● SET EXERCISE
Copy exactly, and only, the lines between the start of the entries below and the line containing "ysc = alt.Scale(domain=[30000, 140000], nice=False, zero=False)", both inclusive. Omit pictures.

● MATERIAL SHOWN

+ + + + +

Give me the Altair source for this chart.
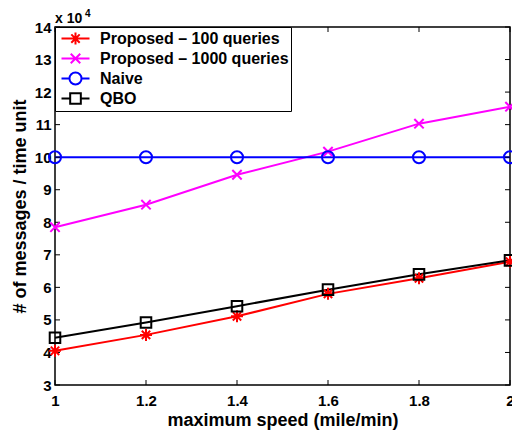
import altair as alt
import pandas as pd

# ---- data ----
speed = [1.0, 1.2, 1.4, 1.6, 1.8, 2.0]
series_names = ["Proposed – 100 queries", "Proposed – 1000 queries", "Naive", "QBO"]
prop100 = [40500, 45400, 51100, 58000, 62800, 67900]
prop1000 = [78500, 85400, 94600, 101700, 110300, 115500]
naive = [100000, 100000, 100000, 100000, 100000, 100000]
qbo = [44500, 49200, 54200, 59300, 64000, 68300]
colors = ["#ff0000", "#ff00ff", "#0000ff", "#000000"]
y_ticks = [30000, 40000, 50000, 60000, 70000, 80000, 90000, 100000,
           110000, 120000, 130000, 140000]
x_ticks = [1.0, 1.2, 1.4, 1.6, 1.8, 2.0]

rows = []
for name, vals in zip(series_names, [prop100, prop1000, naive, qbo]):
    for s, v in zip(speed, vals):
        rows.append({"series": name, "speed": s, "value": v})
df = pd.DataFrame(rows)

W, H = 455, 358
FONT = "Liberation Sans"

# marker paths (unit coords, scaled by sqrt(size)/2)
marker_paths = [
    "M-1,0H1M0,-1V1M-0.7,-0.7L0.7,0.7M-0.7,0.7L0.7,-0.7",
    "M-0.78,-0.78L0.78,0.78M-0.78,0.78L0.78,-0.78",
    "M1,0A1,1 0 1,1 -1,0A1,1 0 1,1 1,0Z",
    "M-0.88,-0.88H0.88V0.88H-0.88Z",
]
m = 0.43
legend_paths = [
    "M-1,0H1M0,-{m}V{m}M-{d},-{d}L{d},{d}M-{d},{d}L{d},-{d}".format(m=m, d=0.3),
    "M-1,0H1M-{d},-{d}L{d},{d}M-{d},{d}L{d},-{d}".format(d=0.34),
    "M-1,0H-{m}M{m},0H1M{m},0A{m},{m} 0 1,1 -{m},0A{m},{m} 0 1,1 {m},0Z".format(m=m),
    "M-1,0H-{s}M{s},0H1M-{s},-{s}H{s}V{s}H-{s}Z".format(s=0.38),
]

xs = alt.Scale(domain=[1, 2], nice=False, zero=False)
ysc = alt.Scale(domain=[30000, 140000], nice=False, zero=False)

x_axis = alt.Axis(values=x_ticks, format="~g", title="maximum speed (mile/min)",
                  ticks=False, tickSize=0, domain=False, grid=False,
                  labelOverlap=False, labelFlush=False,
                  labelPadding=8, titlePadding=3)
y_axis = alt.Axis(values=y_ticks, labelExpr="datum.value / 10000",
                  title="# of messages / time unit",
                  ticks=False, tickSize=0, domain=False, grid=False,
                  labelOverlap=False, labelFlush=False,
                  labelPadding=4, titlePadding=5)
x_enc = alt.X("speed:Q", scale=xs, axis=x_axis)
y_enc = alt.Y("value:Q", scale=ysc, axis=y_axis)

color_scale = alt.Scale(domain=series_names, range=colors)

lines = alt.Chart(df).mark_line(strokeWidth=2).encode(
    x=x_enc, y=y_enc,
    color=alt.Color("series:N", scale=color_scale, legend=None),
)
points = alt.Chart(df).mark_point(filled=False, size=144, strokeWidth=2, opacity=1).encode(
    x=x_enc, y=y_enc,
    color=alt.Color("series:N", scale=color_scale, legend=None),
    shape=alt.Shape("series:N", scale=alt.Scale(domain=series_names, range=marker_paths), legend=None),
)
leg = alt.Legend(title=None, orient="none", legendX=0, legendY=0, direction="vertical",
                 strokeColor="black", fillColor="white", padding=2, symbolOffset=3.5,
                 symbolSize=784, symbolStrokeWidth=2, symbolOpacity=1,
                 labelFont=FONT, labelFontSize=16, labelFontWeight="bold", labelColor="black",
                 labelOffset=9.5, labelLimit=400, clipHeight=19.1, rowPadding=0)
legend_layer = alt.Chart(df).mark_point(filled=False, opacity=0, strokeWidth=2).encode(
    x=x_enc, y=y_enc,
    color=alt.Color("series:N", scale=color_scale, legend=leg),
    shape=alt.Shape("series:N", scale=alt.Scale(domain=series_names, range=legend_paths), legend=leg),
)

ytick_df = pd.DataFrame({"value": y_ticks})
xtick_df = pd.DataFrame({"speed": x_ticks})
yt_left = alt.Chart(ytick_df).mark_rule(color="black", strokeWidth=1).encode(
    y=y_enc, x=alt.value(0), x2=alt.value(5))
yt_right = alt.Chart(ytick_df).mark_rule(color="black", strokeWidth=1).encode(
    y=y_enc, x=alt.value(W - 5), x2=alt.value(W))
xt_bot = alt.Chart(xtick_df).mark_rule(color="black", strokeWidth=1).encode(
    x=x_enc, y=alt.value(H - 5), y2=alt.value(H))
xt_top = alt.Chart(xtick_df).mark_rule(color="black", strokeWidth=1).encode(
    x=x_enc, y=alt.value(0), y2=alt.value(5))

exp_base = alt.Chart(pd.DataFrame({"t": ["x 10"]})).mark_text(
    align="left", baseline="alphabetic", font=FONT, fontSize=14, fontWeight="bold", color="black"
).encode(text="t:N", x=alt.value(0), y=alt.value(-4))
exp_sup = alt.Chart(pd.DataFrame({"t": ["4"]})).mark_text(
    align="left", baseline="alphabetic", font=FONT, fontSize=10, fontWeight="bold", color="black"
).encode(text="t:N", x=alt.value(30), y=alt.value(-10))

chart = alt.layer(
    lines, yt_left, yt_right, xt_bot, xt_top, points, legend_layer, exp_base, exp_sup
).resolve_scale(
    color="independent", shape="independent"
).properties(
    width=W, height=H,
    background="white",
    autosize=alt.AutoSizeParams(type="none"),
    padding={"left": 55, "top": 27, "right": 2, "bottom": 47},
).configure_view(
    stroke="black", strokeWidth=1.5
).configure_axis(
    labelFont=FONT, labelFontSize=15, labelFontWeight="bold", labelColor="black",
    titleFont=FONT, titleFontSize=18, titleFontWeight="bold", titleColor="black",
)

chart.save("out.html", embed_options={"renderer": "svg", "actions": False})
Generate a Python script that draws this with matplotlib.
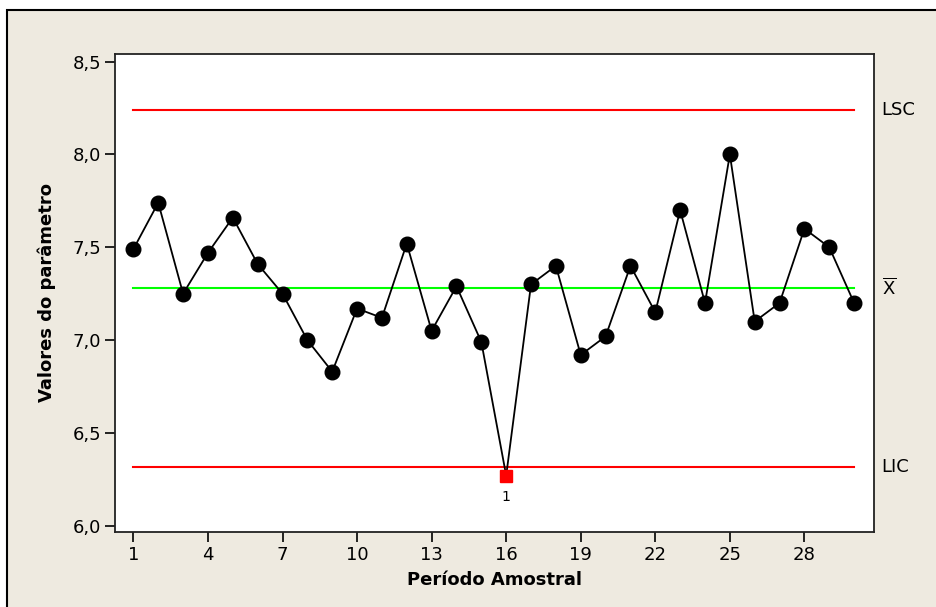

+ + + + +

● SOLUTION TO THE PROBLEM
Give me the Altair source for this chart.
import altair as alt
import pandas as pd

# ---- data ----
speed = [1.0, 1.2, 1.4, 1.6, 1.8, 2.0]
series_names = ["Proposed – 100 queries", "Proposed – 1000 queries", "Naive", "QBO"]
prop100 = [40500, 45400, 51100, 58000, 62800, 67900]
prop1000 = [78500, 85400, 94600, 101700, 110300, 115500]
naive = [100000, 100000, 100000, 100000, 100000, 100000]
qbo = [44500, 49200, 54200, 59300, 64000, 68300]
colors = ["#ff0000", "#ff00ff", "#0000ff", "#000000"]
y_ticks = [30000, 40000, 50000, 60000, 70000, 80000, 90000, 100000,
           110000, 120000, 130000, 140000]
x_ticks = [1.0, 1.2, 1.4, 1.6, 1.8, 2.0]

rows = []
for name, vals in zip(series_names, [prop100, prop1000, naive, qbo]):
    for s, v in zip(speed, vals):
        rows.append({"series": name, "speed": s, "value": v})
df = pd.DataFrame(rows)

W, H = 455, 358
FONT = "Liberation Sans"

# marker paths (unit coords, scaled by sqrt(size)/2)
marker_paths = [
    "M-1,0H1M0,-1V1M-0.7,-0.7L0.7,0.7M-0.7,0.7L0.7,-0.7",
    "M-0.78,-0.78L0.78,0.78M-0.78,0.78L0.78,-0.78",
    "M1,0A1,1 0 1,1 -1,0A1,1 0 1,1 1,0Z",
    "M-0.88,-0.88H0.88V0.88H-0.88Z",
]
m = 0.43
legend_paths = [
    "M-1,0H1M0,-{m}V{m}M-{d},-{d}L{d},{d}M-{d},{d}L{d},-{d}".format(m=m, d=0.3),
    "M-1,0H1M-{d},-{d}L{d},{d}M-{d},{d}L{d},-{d}".format(d=0.34),
    "M-1,0H-{m}M{m},0H1M{m},0A{m},{m} 0 1,1 -{m},0A{m},{m} 0 1,1 {m},0Z".format(m=m),
    "M-1,0H-{s}M{s},0H1M-{s},-{s}H{s}V{s}H-{s}Z".format(s=0.38),
]

xs = alt.Scale(domain=[1, 2], nice=False, zero=False)
ysc = alt.Scale(domain=[30000, 140000], nice=False, zero=False)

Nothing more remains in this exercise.